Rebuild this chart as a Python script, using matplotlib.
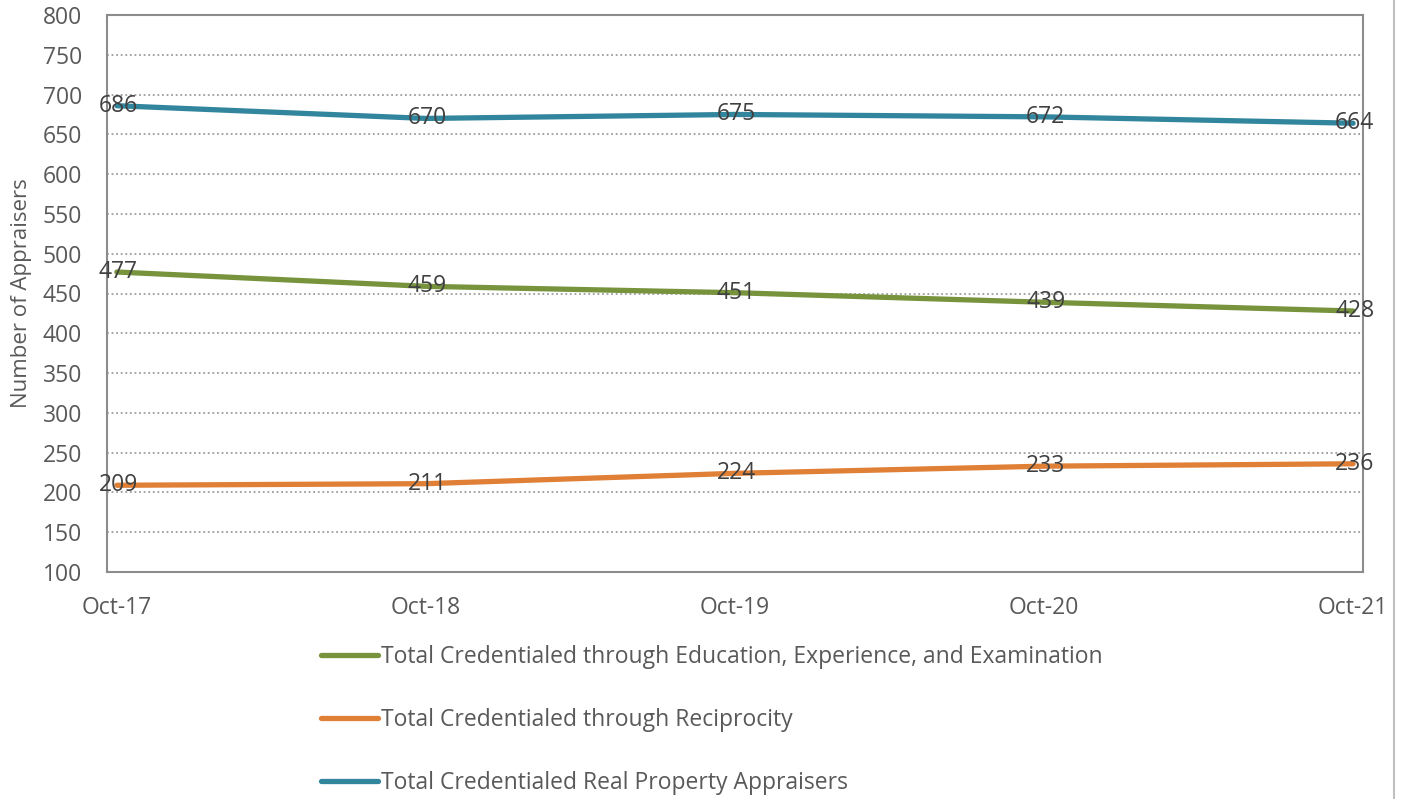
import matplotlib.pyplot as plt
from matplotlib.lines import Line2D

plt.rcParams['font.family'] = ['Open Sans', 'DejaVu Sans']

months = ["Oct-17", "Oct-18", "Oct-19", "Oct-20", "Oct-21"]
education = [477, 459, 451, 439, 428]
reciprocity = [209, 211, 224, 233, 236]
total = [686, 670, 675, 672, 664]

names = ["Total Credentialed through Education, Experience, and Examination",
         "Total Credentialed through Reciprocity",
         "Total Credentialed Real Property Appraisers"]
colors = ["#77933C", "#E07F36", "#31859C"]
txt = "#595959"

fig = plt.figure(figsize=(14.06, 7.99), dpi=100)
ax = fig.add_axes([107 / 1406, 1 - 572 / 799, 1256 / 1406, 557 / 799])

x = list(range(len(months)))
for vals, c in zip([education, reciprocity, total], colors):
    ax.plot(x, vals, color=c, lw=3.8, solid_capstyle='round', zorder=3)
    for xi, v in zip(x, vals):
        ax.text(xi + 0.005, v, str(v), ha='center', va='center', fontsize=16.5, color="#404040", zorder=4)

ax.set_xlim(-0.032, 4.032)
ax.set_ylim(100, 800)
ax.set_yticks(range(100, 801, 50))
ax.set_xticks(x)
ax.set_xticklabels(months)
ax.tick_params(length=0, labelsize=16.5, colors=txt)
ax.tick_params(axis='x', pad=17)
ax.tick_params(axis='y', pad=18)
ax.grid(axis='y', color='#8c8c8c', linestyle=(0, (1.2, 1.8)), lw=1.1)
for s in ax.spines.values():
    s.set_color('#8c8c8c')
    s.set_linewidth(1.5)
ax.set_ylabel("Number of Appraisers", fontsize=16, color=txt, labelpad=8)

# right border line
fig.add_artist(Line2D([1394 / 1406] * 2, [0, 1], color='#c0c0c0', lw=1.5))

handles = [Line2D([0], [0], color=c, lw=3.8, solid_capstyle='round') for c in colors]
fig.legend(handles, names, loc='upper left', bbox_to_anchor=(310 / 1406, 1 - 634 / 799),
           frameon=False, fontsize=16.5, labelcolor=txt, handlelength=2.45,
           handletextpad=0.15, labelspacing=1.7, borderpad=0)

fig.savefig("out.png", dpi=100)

### Given problem
For the data above, state only how many lines include the word "matplotlib".

### Correct response
3